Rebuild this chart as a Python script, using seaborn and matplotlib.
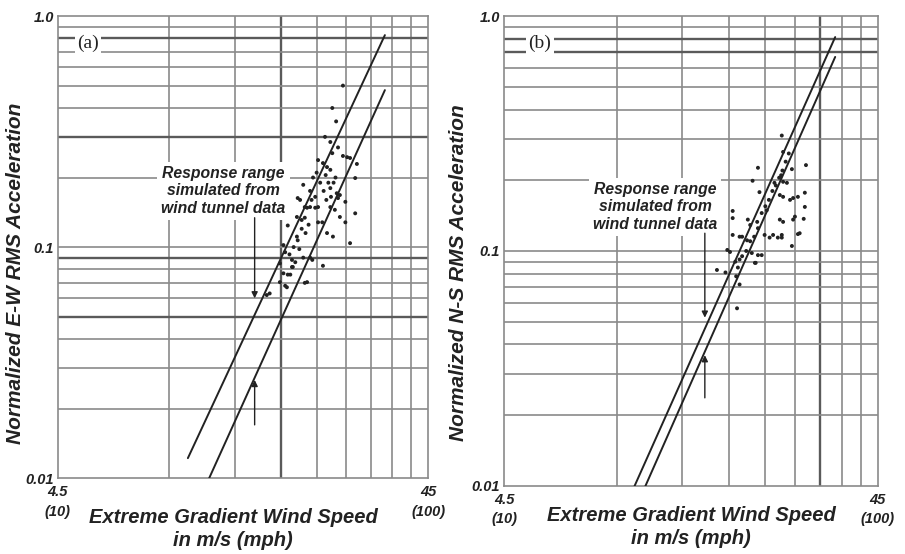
import numpy as np
import pandas as pd
import matplotlib
matplotlib.use("Agg")
import matplotlib.pyplot as plt
import seaborn as sns

sns.set_theme(style="white")
plt.rcParams['font.family'] = ['Liberation Sans', 'DejaVu Sans']

# ---------------- data ----------------
# Panel (a): E-W measured points (wind speed m/s, normalized RMS acceleration)
a_x = [26.5, 24.8, 25.4, 23.7, 24.5, 25.7, 24.8, 26.5, 27.2, 27.7, 28.9, 22.7, 23.4,
       24.0, 24.5, 28.6, 20.7, 21.6, 25.5, 26.0, 25.7, 20.0, 26.9, 20.9, 21.6, 22.7,
       24.5, 25.2, 28.6, 19.9, 22.7, 23.3, 26.9, 18.8, 24.0, 19.9, 24.9, 27.7, 18.3,
       18.5, 19.3, 19.7, 21.9, 17.9, 19.3, 23.4, 18.3, 18.8, 21.2, 17.9, 18.5, 16.8,
       20.3, 21.2, 22.3, 20.5, 20.9, 26.0, 20.0, 19.4, 20.7, 21.6, 19.1, 18.7, 20.9,
       16.5, 22.0, 22.5, 23.0, 23.8, 24.2, 23.5, 24.5, 25.0, 25.3, 24.6, 23.9, 22.3,
       21.8, 20.5, 21.0, 21.4, 19.5, 20.2, 19.0]
a_y = [0.50, 0.40, 0.35, 0.30, 0.285, 0.27, 0.255, 0.248, 0.245, 0.243, 0.229, 0.238,
       0.231, 0.222, 0.216, 0.199, 0.186, 0.175, 0.171, 0.168, 0.163, 0.163, 0.157,
       0.149, 0.149, 0.149, 0.149, 0.145, 0.140, 0.135, 0.128, 0.128, 0.128, 0.124,
       0.115, 0.111, 0.111, 0.104, 0.102, 0.095, 0.088, 0.086, 0.088, 0.085, 0.082,
       0.083, 0.077, 0.076, 0.0705, 0.0705, 0.068, 0.063, 0.160, 0.148, 0.148, 0.131,
       0.134, 0.135, 0.107, 0.082, 0.090, 0.090, 0.076, 0.067, 0.070, 0.062, 0.20,
       0.21, 0.19, 0.205, 0.19, 0.175, 0.18, 0.19, 0.20, 0.165, 0.16, 0.165, 0.16,
       0.12, 0.115, 0.125, 0.10, 0.098, 0.093]

# Panel (b): N-S measured points
b_x = [24.9, 25.1, 21.5, 28.9, 26.5, 20.8, 25.1, 25.7, 21.7, 28.7, 24.6, 25.1, 27.5,
       26.7, 26.2, 28.7, 18.4, 18.4, 20.2, 22.7, 24.6, 27.0, 28.5, 25.1, 26.7, 18.4,
       19.2, 22.4, 23.1, 23.6, 24.9, 24.9, 27.5, 27.8, 26.5, 17.8, 18.1, 20.7, 21.5,
       22.0, 19.2, 18.7, 21.2, 21.1, 16.7, 17.6, 19.2, 18.9, 20.1, 19.5, 20.5, 21.4,
       24.3, 20.0, 20.5, 21.0, 21.5, 22.0, 22.5, 23.0, 23.5, 24.0, 24.5, 25.0, 25.5,
       26.0, 19.5, 19.0, 18.8, 23.8, 24.8]
b_y = [0.31, 0.264, 0.226, 0.232, 0.223, 0.199, 0.197, 0.195, 0.178, 0.177, 0.173,
       0.170, 0.170, 0.168, 0.165, 0.154, 0.148, 0.138, 0.136, 0.149, 0.136, 0.140,
       0.137, 0.133, 0.136, 0.117, 0.115, 0.117, 0.114, 0.117, 0.117, 0.114, 0.118,
       0.119, 0.105, 0.101, 0.099, 0.098, 0.096, 0.096, 0.092, 0.090, 0.089, 0.089,
       0.083, 0.081, 0.072, 0.057, 0.111, 0.115, 0.129, 0.133, 0.114, 0.10, 0.11,
       0.115, 0.125, 0.145, 0.155, 0.165, 0.18, 0.19, 0.205, 0.22, 0.24, 0.26, 0.095,
       0.085, 0.078, 0.195, 0.21]

# Simulated response range lines (end points)
a_upper_x = [10.1, 34.4]
a_upper_y = [0.0122, 0.827]
a_lower_x = [11.4, 34.4]
a_lower_y = [0.0096, 0.478]
b_upper_x = [10.0, 34.6]
b_upper_y = [0.0098, 0.814]
b_lower_x = [10.6, 34.6]
b_lower_y = [0.0095, 0.67]

# Arrows (x, start y, end y)
a_arrow_x = 15.3
a_arrow_down = (0.134, 0.060)
a_arrow_up = (0.017, 0.0266)
b_arrow_x = 15.5
b_arrow_down = (0.119, 0.052)
b_arrow_up = (0.0237, 0.036)

x_ticks = [4.5, 45]
x_tick_labels = ["4.5\n(10)", "45\n(100)"]
y_ticks = [0.01, 0.1, 1.0]
y_tick_labels = ["0.01", "0.1", "1.0"]
x_grid = [9, 13.5, 18, 22.5, 27, 31.5, 36, 40.5]
y_grid = [0.02, 0.03, 0.04, 0.05, 0.06, 0.07, 0.08, 0.09, 0.1,
          0.2, 0.3, 0.4, 0.5, 0.6, 0.7, 0.8, 0.9]

annot_text = "Response range\nsimulated from\nwind tunnel data"

# ---------------- figure ----------------
fig = plt.figure(figsize=(9.05, 5.54), dpi=100)
ax_a = fig.add_axes([0.064, 0.137, 0.409, 0.834])
ax_b = fig.add_axes([0.557, 0.123, 0.413, 0.848])

TXT = "#222222"
GRID = "#8a8a8a"
DARK = "#5a5a5a"


def setup(ax, heavy_x, heavy_y, ylabel, panel, px, ann_xy, arr_x, arr_dn, arr_up,
          xs, ys, lines, ylab_xy, xlab_xy):
    ax.set_xscale("log")
    ax.set_yscale("log")
    ax.set_xlim(4.5, 45)
    ax.set_ylim(0.01, 1.0)
    for gx in x_grid:
        heavy = gx in heavy_x
        ax.axvline(gx, color=DARK if heavy else GRID, lw=1.7 if heavy else 1.2, zorder=1)
    for gy in y_grid:
        heavy = gy in heavy_y
        ax.axhline(gy, color=DARK if heavy else GRID, lw=1.7 if heavy else 1.2, zorder=1)
    for s in ax.spines.values():
        s.set_color(GRID)
        s.set_linewidth(1.2)

    df = pd.DataFrame({"x": xs, "y": ys})
    sns.scatterplot(data=df, x="x", y="y", ax=ax, color="#222222", s=8, marker="o",
                    edgecolor="none", zorder=4, legend=False)
    for lx, ly in lines:
        ldf = pd.DataFrame({"x": lx, "y": ly})
        sns.lineplot(data=ldf, x="x", y="y", ax=ax, color="#222222", lw=1.4,
                     sort=False, zorder=5, legend=False)

    ax.set_xticks(x_ticks)
    ax.set_xticklabels(x_tick_labels)
    ax.set_yticks(y_ticks)
    ax.set_yticklabels(y_tick_labels)
    ax.xaxis.set_minor_locator(matplotlib.ticker.NullLocator())
    ax.yaxis.set_minor_locator(matplotlib.ticker.NullLocator())
    ax.tick_params(axis="x", length=0, pad=5, labelsize=10.5, labelcolor=TXT)
    ax.tick_params(axis="y", length=0, pad=3, labelsize=10.5, labelcolor=TXT)
    for lab in ax.get_xticklabels() + ax.get_yticklabels():
        lab.set_fontweight("bold")
        lab.set_fontstyle("italic")
        lab.set_linespacing(1.5)
    xl = ax.get_xticklabels()
    xl[0].set_horizontalalignment("center")
    xl[1].set_horizontalalignment("center")
    ax.set_xlabel("Extreme Gradient Wind Speed\nin m/s (mph)", fontsize=14.5,
                  fontweight="bold", fontstyle="italic", color=TXT,
                  linespacing=1.3)
    ax.xaxis.set_label_coords(*xlab_xy)
    ax.set_ylabel(ylabel, fontsize=15, fontweight="bold", fontstyle="italic",
                  color=TXT)
    ax.yaxis.set_label_coords(*ylab_xy)

    ax.text(px[0], px[1], panel, transform=ax.transAxes, fontsize=14,
            family=["Liberation Serif", "DejaVu Serif"], color=TXT, ha="center",
            va="center", zorder=6,
            bbox=dict(facecolor="white", edgecolor="none", pad=1.5))
    ax.text(ann_xy[0], ann_xy[1], annot_text, fontsize=11.3, fontweight="bold",
            fontstyle="italic", color=TXT, ha="center", va="center", zorder=6,
            linespacing=1.2,
            bbox=dict(facecolor="white", edgecolor="none", pad=3))
    ap = dict(arrowstyle="-|>", color="#222222", lw=1.0, mutation_scale=9,
              shrinkA=0, shrinkB=0)
    ax.annotate("", xy=(arr_x, arr_dn[1]), xytext=(arr_x, arr_dn[0]), arrowprops=ap,
                zorder=7)
    ax.annotate("", xy=(arr_x, arr_up[1]), xytext=(arr_x, arr_up[0]), arrowprops=ap,
                zorder=7)


setup(ax_a, heavy_x=[18], heavy_y=[0.8, 0.3, 0.09, 0.05],
      ylabel="Normalized E-W RMS Acceleration", panel="(a)", px=(0.081, 0.942),
      ann_xy=(12.6, 0.175), arr_x=a_arrow_x, arr_dn=a_arrow_down, arr_up=a_arrow_up,
      xs=a_x, ys=a_y, lines=[(a_upper_x, a_upper_y), (a_lower_x, a_lower_y)],
      ylab_xy=(-0.089, 0.444), xlab_xy=(0.473, -0.064))
setup(ax_b, heavy_x=[31.5], heavy_y=[0.8, 0.7],
      ylabel="Normalized N-S RMS Acceleration", panel="(b)", px=(0.096, 0.943),
      ann_xy=(11.4, 0.154), arr_x=b_arrow_x, arr_dn=b_arrow_down, arr_up=b_arrow_up,
      xs=b_x, ys=b_y, lines=[(b_upper_x, b_upper_y), (b_lower_x, b_lower_y)],
      ylab_xy=(-0.096, 0.453), xlab_xy=(0.5, -0.042))

fig.savefig("out.png", dpi=100, facecolor="white")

▶ TASK GOAL
Leave the pictures out and please restate exactly the lines running from the start of the material through the one with "plt.rcParams['font.family'] = ['Liberation".

▶ RESULT OF THE TASK
Rebuild this chart as a Python script, using seaborn and matplotlib.
import numpy as np
import pandas as pd
import matplotlib
matplotlib.use("Agg")
import matplotlib.pyplot as plt
import seaborn as sns

sns.set_theme(style="white")
plt.rcParams['font.family'] = ['Liberation Sans', 'DejaVu Sans']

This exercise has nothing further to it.